_Exercise details_
Skip the pictures and repeat each line of the data exactly.

_Dataset extract_
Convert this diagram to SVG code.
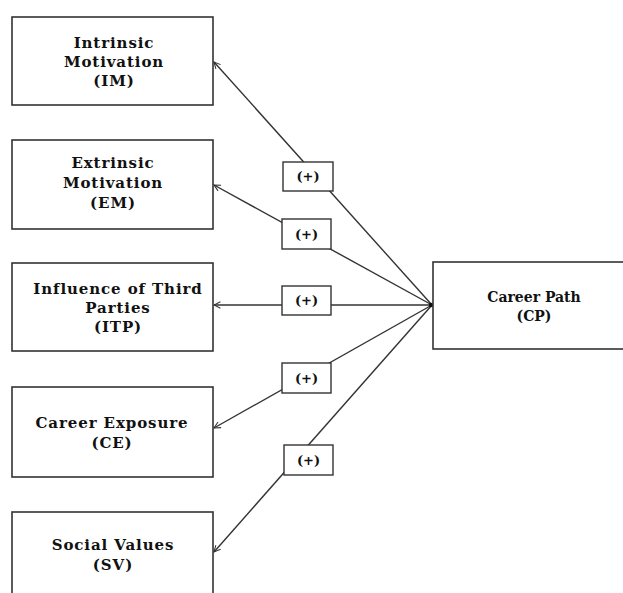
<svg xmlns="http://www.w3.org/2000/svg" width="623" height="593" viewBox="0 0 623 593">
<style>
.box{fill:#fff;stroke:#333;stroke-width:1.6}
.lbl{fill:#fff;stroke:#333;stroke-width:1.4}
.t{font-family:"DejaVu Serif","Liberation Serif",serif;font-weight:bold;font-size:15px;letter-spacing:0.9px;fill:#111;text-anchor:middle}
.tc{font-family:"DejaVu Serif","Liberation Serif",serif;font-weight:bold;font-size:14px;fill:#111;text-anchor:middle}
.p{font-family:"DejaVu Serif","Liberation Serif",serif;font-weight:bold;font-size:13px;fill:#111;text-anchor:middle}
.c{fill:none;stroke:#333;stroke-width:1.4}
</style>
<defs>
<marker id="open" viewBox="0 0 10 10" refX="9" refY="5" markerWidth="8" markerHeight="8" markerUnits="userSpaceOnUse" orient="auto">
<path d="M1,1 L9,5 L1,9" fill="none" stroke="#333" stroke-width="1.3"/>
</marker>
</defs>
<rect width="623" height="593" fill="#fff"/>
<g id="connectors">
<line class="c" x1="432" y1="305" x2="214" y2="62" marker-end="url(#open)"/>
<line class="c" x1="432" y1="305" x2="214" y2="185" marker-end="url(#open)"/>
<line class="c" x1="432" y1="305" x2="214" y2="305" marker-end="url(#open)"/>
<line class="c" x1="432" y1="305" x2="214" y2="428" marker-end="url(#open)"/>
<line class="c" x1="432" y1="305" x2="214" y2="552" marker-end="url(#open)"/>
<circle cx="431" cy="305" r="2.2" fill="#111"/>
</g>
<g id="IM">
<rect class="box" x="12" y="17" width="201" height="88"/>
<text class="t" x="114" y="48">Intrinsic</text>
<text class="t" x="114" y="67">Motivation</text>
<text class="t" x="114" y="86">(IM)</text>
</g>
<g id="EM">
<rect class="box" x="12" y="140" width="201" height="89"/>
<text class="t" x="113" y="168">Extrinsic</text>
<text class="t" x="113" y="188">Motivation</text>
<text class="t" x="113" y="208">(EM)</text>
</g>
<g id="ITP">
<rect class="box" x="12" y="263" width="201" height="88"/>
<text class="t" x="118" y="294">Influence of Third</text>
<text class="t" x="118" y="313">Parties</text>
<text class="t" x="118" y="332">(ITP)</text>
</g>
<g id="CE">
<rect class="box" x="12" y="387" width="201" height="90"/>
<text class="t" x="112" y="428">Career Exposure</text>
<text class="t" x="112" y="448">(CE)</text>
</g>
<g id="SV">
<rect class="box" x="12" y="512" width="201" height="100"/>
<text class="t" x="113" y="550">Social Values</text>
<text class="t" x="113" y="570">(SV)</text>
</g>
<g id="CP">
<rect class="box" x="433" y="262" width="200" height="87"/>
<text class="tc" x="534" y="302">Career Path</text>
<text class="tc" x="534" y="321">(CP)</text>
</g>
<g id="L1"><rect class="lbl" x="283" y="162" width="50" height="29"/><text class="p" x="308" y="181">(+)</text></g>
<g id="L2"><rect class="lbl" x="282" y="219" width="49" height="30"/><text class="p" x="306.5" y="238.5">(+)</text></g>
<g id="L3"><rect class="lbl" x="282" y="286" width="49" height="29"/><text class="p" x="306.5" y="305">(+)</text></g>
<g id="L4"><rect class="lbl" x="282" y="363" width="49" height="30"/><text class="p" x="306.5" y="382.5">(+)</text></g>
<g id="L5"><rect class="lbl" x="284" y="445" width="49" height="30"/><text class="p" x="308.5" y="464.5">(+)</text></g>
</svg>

_Task result_
Convert this diagram to SVG code.
<svg xmlns="http://www.w3.org/2000/svg" width="623" height="593" viewBox="0 0 623 593">
<style>
.box{fill:#fff;stroke:#333;stroke-width:1.6}
.lbl{fill:#fff;stroke:#333;stroke-width:1.4}
.t{font-family:"DejaVu Serif","Liberation Serif",serif;font-weight:bold;font-size:15px;letter-spacing:0.9px;fill:#111;text-anchor:middle}
.tc{font-family:"DejaVu Serif","Liberation Serif",serif;font-weight:bold;font-size:14px;fill:#111;text-anchor:middle}
.p{font-family:"DejaVu Serif","Liberation Serif",serif;font-weight:bold;font-size:13px;fill:#111;text-anchor:middle}
.c{fill:none;stroke:#333;stroke-width:1.4}
</style>
<defs>
<marker id="open" viewBox="0 0 10 10" refX="9" refY="5" markerWidth="8" markerHeight="8" markerUnits="userSpaceOnUse" orient="auto">
<path d="M1,1 L9,5 L1,9" fill="none" stroke="#333" stroke-width="1.3"/>
</marker>
</defs>
<rect width="623" height="593" fill="#fff"/>
<g id="connectors">
<line class="c" x1="432" y1="305" x2="214" y2="62" marker-end="url(#open)"/>
<line class="c" x1="432" y1="305" x2="214" y2="185" marker-end="url(#open)"/>
<line class="c" x1="432" y1="305" x2="214" y2="305" marker-end="url(#open)"/>
<line class="c" x1="432" y1="305" x2="214" y2="428" marker-end="url(#open)"/>
<line class="c" x1="432" y1="305" x2="214" y2="552" marker-end="url(#open)"/>
<circle cx="431" cy="305" r="2.2" fill="#111"/>
</g>
<g id="IM">
<rect class="box" x="12" y="17" width="201" height="88"/>
<text class="t" x="114" y="48">Intrinsic</text>
<text class="t" x="114" y="67">Motivation</text>
<text class="t" x="114" y="86">(IM)</text>
</g>
<g id="EM">
<rect class="box" x="12" y="140" width="201" height="89"/>
<text class="t" x="113" y="168">Extrinsic</text>
<text class="t" x="113" y="188">Motivation</text>
<text class="t" x="113" y="208">(EM)</text>
</g>
<g id="ITP">
<rect class="box" x="12" y="263" width="201" height="88"/>
<text class="t" x="118" y="294">Influence of Third</text>
<text class="t" x="118" y="313">Parties</text>
<text class="t" x="118" y="332">(ITP)</text>
</g>
<g id="CE">
<rect class="box" x="12" y="387" width="201" height="90"/>
<text class="t" x="112" y="428">Career Exposure</text>
<text class="t" x="112" y="448">(CE)</text>
</g>
<g id="SV">
<rect class="box" x="12" y="512" width="201" height="100"/>
<text class="t" x="113" y="550">Social Values</text>
<text class="t" x="113" y="570">(SV)</text>
</g>
<g id="CP">
<rect class="box" x="433" y="262" width="200" height="87"/>
<text class="tc" x="534" y="302">Career Path</text>
<text class="tc" x="534" y="321">(CP)</text>
</g>
<g id="L1"><rect class="lbl" x="283" y="162" width="50" height="29"/><text class="p" x="308" y="181">(+)</text></g>
<g id="L2"><rect class="lbl" x="282" y="219" width="49" height="30"/><text class="p" x="306.5" y="238.5">(+)</text></g>
<g id="L3"><rect class="lbl" x="282" y="286" width="49" height="29"/><text class="p" x="306.5" y="305">(+)</text></g>
<g id="L4"><rect class="lbl" x="282" y="363" width="49" height="30"/><text class="p" x="306.5" y="382.5">(+)</text></g>
<g id="L5"><rect class="lbl" x="284" y="445" width="49" height="30"/><text class="p" x="308.5" y="464.5">(+)</text></g>
</svg>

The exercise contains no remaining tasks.